AIM:
Take the lines of the data below from the very first through the line containing "from matplotlib.patches import Rectangle" and output them exactly, pictures excluded.

DATA:
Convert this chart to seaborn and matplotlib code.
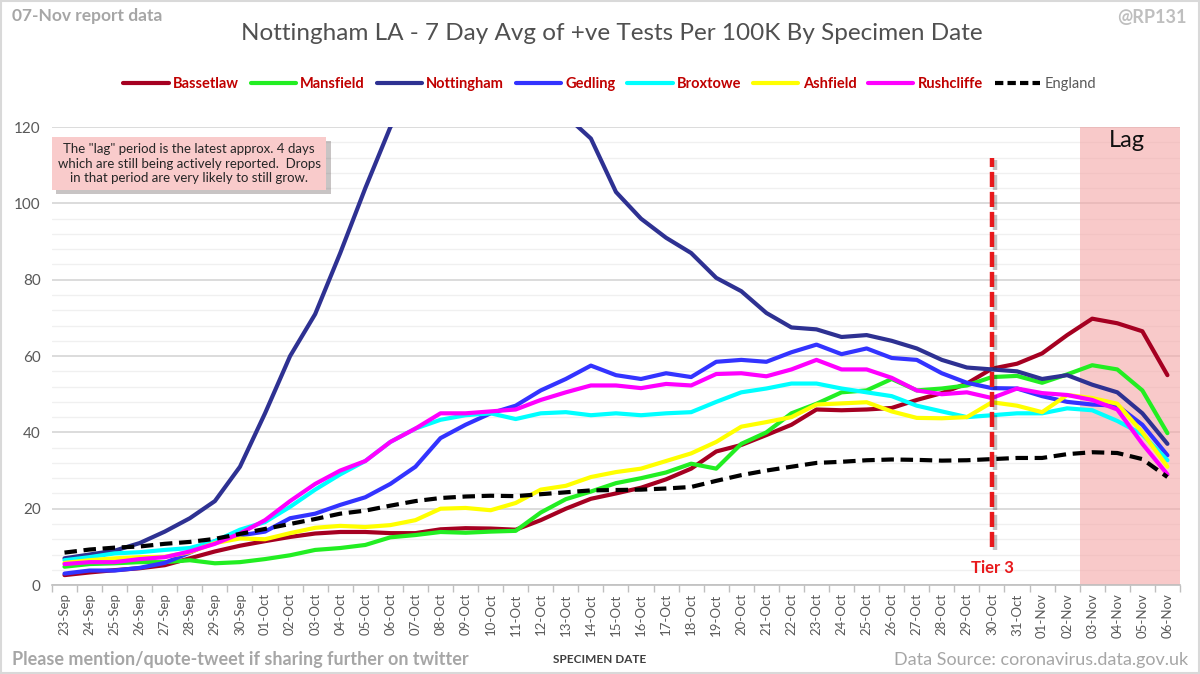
import numpy as np
import pandas as pd
import seaborn as sns
import matplotlib.pyplot as plt
import matplotlib.patheffects as pe
from matplotlib.lines import Line2D
from matplotlib.patches import Rectangle

# === data ===
dates = pd.date_range('2020-09-23', '2020-11-06').strftime('%d-%b').tolist()

bassetlaw = [2.6, 3.3, 3.9, 4.4, 5.2, 7.0, 8.8, 10.3, 11.5, 12.6, 13.5, 13.9, 13.9, 13.6, 13.6,
             14.6, 14.9, 14.8, 14.5, 17.0, 20.0, 22.6, 24.0, 25.5, 27.7, 30.5, 35.0, 36.7, 39.3,
             42.0, 46.0, 45.8, 46.0, 46.4, 48.5, 50.3, 52.8, 56.7, 58.0, 60.7, 65.5, 69.8, 68.6,
             66.5, 55.0]
mansfield = [4.8, 5.5, 5.7, 6.0, 6.0, 6.5, 5.7, 6.0, 6.8, 7.8, 9.2, 9.7, 10.5, 12.5, 13.1,
             13.9, 13.7, 14.0, 14.2, 19.0, 22.5, 24.5, 26.7, 28.0, 29.5, 31.8, 30.5, 37.0, 40.0,
             45.0, 47.5, 50.5, 51.0, 54.0, 51.0, 51.5, 52.3, 54.5, 54.8, 53.0, 55.2, 57.6, 56.5,
             51.0, 39.8]
nottingham = [7.0, 8.0, 9.0, 11.0, 14.0, 17.5, 22.0, 31.0, 45.0, 60.0, 71.0, 87.0, 104.0, 120.0, 130.0,
              138.0, 142.0, 143.0, 140.0, 133.0, 123.0, 117.0, 103.0, 96.0, 91.0, 87.0, 80.5, 77.0, 71.3,
              67.5, 67.0, 65.0, 65.5, 64.0, 62.0, 59.0, 57.0, 56.5, 56.0, 54.0, 55.0, 52.5, 50.5,
              45.0, 37.0]
gedling = [3.0, 3.8, 3.8, 4.5, 5.8, 8.5, 11.5, 13.0, 14.0, 17.5, 18.7, 21.0, 23.0, 26.5, 31.0,
           38.5, 42.0, 45.0, 47.0, 51.0, 54.0, 57.5, 55.0, 54.0, 55.5, 54.5, 58.5, 59.0, 58.5,
           61.0, 63.0, 60.5, 62.0, 59.5, 59.0, 55.5, 53.0, 51.6, 51.5, 49.5, 48.0, 47.3, 47.0,
           42.0, 34.0]
broxtowe = [6.5, 7.3, 8.3, 8.6, 9.2, 9.7, 11.5, 14.5, 16.5, 20.5, 25.0, 29.0, 32.5, 37.5, 41.0,
            43.3, 44.5, 45.0, 43.5, 45.0, 45.3, 44.5, 45.0, 44.5, 45.0, 45.3, 48.0, 50.5, 51.5,
            52.8, 52.8, 51.5, 50.5, 49.5, 47.0, 45.5, 44.0, 44.5, 45.0, 45.0, 46.3, 45.8, 43.0,
            39.5, 32.7]
ashfield = [5.8, 6.5, 7.0, 7.3, 7.4, 8.6, 11.0, 12.2, 12.0, 13.6, 15.0, 15.5, 15.2, 15.7, 17.0,
            20.0, 20.2, 19.6, 21.5, 25.0, 26.0, 28.3, 29.6, 30.5, 32.5, 34.5, 37.5, 41.5, 42.7,
            44.0, 47.3, 47.6, 47.9, 45.5, 43.8, 43.7, 44.0, 47.9, 47.0, 45.3, 49.8, 49.0, 47.5,
            40.0, 31.0]
rushcliffe = [5.5, 6.0, 6.0, 6.8, 7.3, 8.8, 10.8, 13.5, 17.0, 22.0, 26.5, 30.0, 32.5, 37.5, 41.0,
              45.0, 45.0, 45.5, 46.0, 48.5, 50.5, 52.3, 52.3, 51.6, 52.7, 52.3, 55.3, 55.5, 54.7,
              56.5, 59.0, 56.5, 56.5, 54.3, 51.0, 50.0, 50.5, 49.0, 51.5, 50.3, 49.8, 48.5, 46.0,
              37.0, 29.0]
england = [8.5, 9.3, 9.8, 10.1, 10.8, 11.3, 12.1, 13.4, 14.7, 16.0, 17.3, 18.7, 19.5, 20.8, 22.0,
           22.8, 23.2, 23.4, 23.3, 23.8, 24.3, 24.8, 24.9, 25.0, 25.3, 25.7, 27.3, 28.8, 30.0,
           31.0, 32.0, 32.3, 32.7, 32.9, 32.8, 32.6, 32.7, 33.0, 33.3, 33.3, 34.3, 34.8, 34.6,
           33.0, 28.3]

series_names = ['Bassetlaw', 'Mansfield', 'Nottingham', 'Gedling', 'Broxtowe',
                'Ashfield', 'Rushcliffe', 'England']
series_values = [bassetlaw, mansfield, nottingham, gedling, broxtowe, ashfield, rushcliffe, england]
series_colors = ['#A50021', '#22EE22', '#2E3192', '#3333FF', '#00FFFF',
                 '#FFFF00', '#FF00FF', '#000000']

tier3_date = '30-Oct'
lag_days = 4

# === style ===
sns.set_theme(style='white')
plt.rcParams['font.family'] = ['Lato', 'DejaVu Sans']

fig = plt.figure(figsize=(12, 6.74), dpi=100)
ax = fig.add_axes([0.0433, 0.132, 0.9400, 0.6794])

xs = np.arange(len(dates))

# lag shading
ax.axvspan(len(dates) - lag_days - 0.5, len(dates) - 0.5, color='#F4A6A6', alpha=0.6,
           lw=0, zorder=1)

for name, vals, col in zip(series_names, series_values, series_colors):
    if name == 'England':
        sns.lineplot(x=xs, y=vals, color=col, linewidth=3, linestyle=(0, (3, 1.6)),
                     ax=ax, zorder=3)
    else:
        sns.lineplot(x=xs, y=vals, color=col, linewidth=3, ax=ax, zorder=3)

# tier 3 marker
tx = dates.index(tier3_date)
ax.plot([tx, tx], [10, 112], color='#E8191C', lw=3.2, linestyle=(0, (3.4, 1.1)), zorder=4,
        path_effects=[pe.SimpleLineShadow(offset=(2, -2), alpha=0.25), pe.Normal()])
ax.text(tx, 4.5, 'Tier 3', color='#E8191C', fontsize=12, fontweight='bold',
        ha='center', va='center', zorder=5)
ax.text(len(dates) - lag_days / 2 - 0.5 - 0.1, 116.5, 'Lag', color='#111111', fontsize=17,
        ha='center', va='center', zorder=5)

# axes
ax.set_xlim(-0.5, len(dates) - 0.5)
ax.set_ylim(0, 120)
ax.set_xticks(xs)
ax.set_xticklabels(dates, rotation=90, fontsize=9.5, color='#595959')
ax.set_xticks(np.arange(-0.5, len(dates), 1), minor=True)
ax.tick_params(axis='x', which='major', length=0, pad=6)
ax.tick_params(axis='x', which='minor', length=5, color='#BFBFBF', width=1, bottom=True)
ax.set_yticks(range(0, 121, 20))
ax.set_yticks(range(0, 121, 4), minor=True)
ax.tick_params(axis='y', which='both', length=0, labelsize=11, labelcolor='#595959', pad=8)
ax.grid(which='major', axis='y', color='#D9D9D9', lw=1.3, zorder=0)
ax.grid(which='minor', axis='y', color='#F0F0F0', lw=1, zorder=0)
ax.grid(which='both', axis='x', visible=False)
ax.set_axisbelow(True)
for s in ['top', 'right', 'left']:
    ax.spines[s].set_visible(False)
ax.spines['bottom'].set_color('#BFBFBF')
ax.spines['bottom'].set_linewidth(1.2)
ax.set_xlabel('')
ax.set_ylabel('')

# lag note box
note = fig.text(189 / 1200, 1 - 163.5 / 674,
                'The "lag" period is the latest approx. 4 days\n'
                'which are still being actively reported.  Drops\n'
                'in that period are very likely to still grow.',
                ha='center', va='center', fontsize=9.5, color='#262626', linespacing=1.25,
                bbox=dict(boxstyle='square,pad=0.45', facecolor='#F9CBCB', edgecolor='none'))
note.get_bbox_patch().set_path_effects([pe.SimplePatchShadow(offset=(3, -3), alpha=0.3),
                                        pe.Normal()])

# legend
handles = []
for name, col in zip(series_names, series_colors):
    ls = (0, (2, 1)) if name == 'England' else '-'
    handles.append(Line2D([], [], color=col, lw=3, linestyle=ls))
leg = fig.legend(handles, series_names, loc='center', bbox_to_anchor=(0.508, 0.875), ncol=8,
                 frameon=False, handlelength=3.1, columnspacing=0.8, handletextpad=0.3,
                 prop={'weight': 'bold', 'size': 10.5})
for t, name in zip(leg.get_texts(), series_names):
    if name == 'England':
        t.set_color('#595959')
        t.set_fontweight('normal')
    else:
        t.set_color('#C00000')

# titles and notes
fig.text(0.51, 0.951, 'Nottingham LA - 7 Day Avg of +ve Tests Per 100K By Specimen Date',
         ha='center', va='center', fontsize=17.5, color='#505050', fontweight='normal')
fig.text(0.01, 0.976, '07-Nov report data', ha='left', va='center', fontsize=12.5,
         color='#A6A6A6', fontweight='bold')
fig.text(0.989, 0.974, '@RP131', ha='right', va='center', fontsize=13,
         color='#BFBFBF', fontweight='bold')
fig.text(0.01, 0.021, 'Please mention/quote-tweet if sharing further on twitter', ha='left',
         va='center', fontsize=13, color='#A6A6A6', fontweight='bold')
fig.text(0.99, 0.021, 'Data Source: coronavirus.data.gov.uk', ha='right', va='center',
         fontsize=13, color='#A6A6A6')
fig.text(0.5, 0.021, 'SPECIMEN DATE', ha='center', va='center', fontsize=8.5,
         color='#404040', fontweight='bold')

fig.patches.append(Rectangle((0.001, 0.001), 0.998, 0.997, transform=fig.transFigure,
                             fill=False, edgecolor='#D9D9D9', lw=1.5))

fig.savefig('out.png', dpi=100)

SOLUTION:
Convert this chart to seaborn and matplotlib code.
import numpy as np
import pandas as pd
import seaborn as sns
import matplotlib.pyplot as plt
import matplotlib.patheffects as pe
from matplotlib.lines import Line2D
from matplotlib.patches import Rectangle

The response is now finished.